Pepper-Jackson threw 32 feet and took home first place in shot put, throwing three feet further than the second-place finisher
A West Virginia trans-identified boy athlete won a girl’s shot put event on Thursday in the first competition the athlete was allowed to compete in after an appeals court ruling allowed the teen to participate in women’s sports.
13-year-old Becky Pepper-Jackson competed in the Harris County Middle School Track and Field Championships Thursday, according to the Daily Mail. This came two days after the United States Circuit Court of Appeals ruled that the West Virginia state law banning males in female sports could not be enforced in regard to 13-year-old trans athlete Becky Pepper-Jackson, saying that the law violated the teen’s Title IX rights.
Pepper-Jackson threw 32 feet and took home first place in shot put, throwing three feet further than the second-place finisher. Pepper-Jackson also finished in second place in discus.
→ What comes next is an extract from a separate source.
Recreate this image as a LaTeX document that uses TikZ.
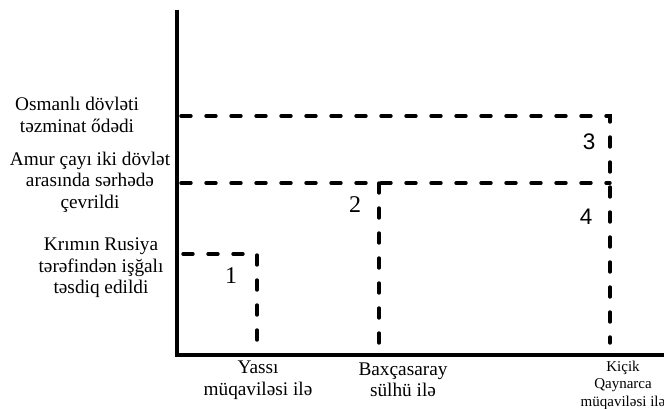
\documentclass[tikz,border=0pt]{standalone}
\usepackage{fontspec}
\setmainfont{Liberation Serif}
\newfontfamily\arialf{Liberation Sans}
\begin{document}
\begin{tikzpicture}[x=1pt,y=-1pt,
  axisline/.style={line width=3.2pt},
  dline/.style={line width=3.4pt, line cap=round, dash pattern=on 10pt off 15pt},
  lbl/.style={font=\fontsize{19.3}{21.5}\selectfont, align=center, inner sep=0pt},
  smlbl/.style={font=\fontsize{15}{17.5}\selectfont, align=center, inner sep=0pt},
  numlbl/.style={font=\fontsize{24}{24}\selectfont, inner sep=0pt},
  snumlbl/.style={font=\arialf\fontsize{22.5}{22.5}\selectfont, inner sep=0pt}]
\useasboundingbox (0,0) rectangle (664,408);
% axes
\coordinate (ytop) at (177,10);
\coordinate (orig) at (177,355);
\coordinate (xend) at (664,355);
\draw[axisline] (ytop) -- (orig) -- (xend);
% dashed lines
\coordinate (a1) at (183,254);
\coordinate (b1) at (257,254);
\coordinate (c1) at (257,343);
\draw[dline] (a1) -- (b1) -- (c1);
\coordinate (a2) at (181,183);
\coordinate (b2) at (610,183);
\coordinate (m2) at (379,183);
\coordinate (c2) at (379,348);
\draw[dline] (a2) -- (b2);
\draw[dline] (m2) -- (c2);
\coordinate (a3) at (181,116);
\coordinate (b3) at (610,116);
\coordinate (c3) at (610,343);
\draw[dline] (a3) -- (b3) -- (c3);
% numbers
\node[numlbl] (n1) at (231,276) {1};
\node[numlbl] (n2) at (355,205) {2};
\node[snumlbl] (n3) at (589,142) {3};
\node[snumlbl] (n4) at (586,217) {4};
% left labels
\node[lbl] (osm) at (77,115) {Osmanlı dövləti\\təzminat ődədi};
\node[lbl] (amur) at (90,182) {Amur çayı iki dövlət\\arasında sərhədə\\çevrildi};
\node[lbl] (krim) at (101,268) {Krımın Rusiya\\tərəfindən işğalı\\təsdiq edildi};
% bottom labels
\node[lbl] (yas) at (258,380) {Yassı\\müqaviləsi ilə};
\node[lbl] (bax) at (403,380) {Baxçasaray\\sülhü ilə};
\node[smlbl] (kic) at (623,385) {Kiçik\\Qaynarca\\müqaviləsi ilə};
\end{tikzpicture}
\end{document}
At the meet, five middle school female athletes refused to throw against Pepper-Jackson in protest of the inclusion of the trans-identified male. The female athletes were seen entering the throwing circle when their names were called, then exiting the ring without throwing.
"It's a sad day when 13-14yr old girls have to be the adults in the room," former University of Kentucky swimmer Riley Gaines wrote. "But I couldn't be more inspired by and proud of these girls.
"Enough is enough. The tide is turning!" Gaines concluded.
In a Tuesday ruling, Judge Toby Heytens said, "The defendants cannot expect that [this athlete] will countermand her social transition, her medical treatment, and all the work she has done with her schools, teachers, and coaches for nearly half her life by introducing herself to teammates, coaches, and even opponents as a boy."
“The Act’s sole purpose — and its sole effect — is to prevent transgender girls from playing on girls teams,” Heytens wrote in the Tuesday ruling.
"Offering B.P.J. a ‘choice’ between not participating in sports and participating only on boys teams is no real choice at all,” he continued. “The defendants cannot expect that B.P.J. will countermand her social transition, her medical treatment, and all the work she has done with her schools, teachers, and coaches for nearly half her life by introducing herself to teammates, coaches, and even opponents as a boy."
“By participating on boys teams, B.P.J. would be sharing the field with boys who are larger, stronger, and faster than her because of the elevated levels of circulating testosterone she lacks,” he wrote. “The Act thus exposes B.P.J. to the very harms Title IX is meant to prevent by effectively ‘exclud[ing]’ her from ‘participation in’ all non-coed sports entirely.”
As the Daily Mail notes, the ruling does not overturn the entire law, which was signed into law in 2021, "but the law could be in limbo if other transgender student athletes choose to challenge it."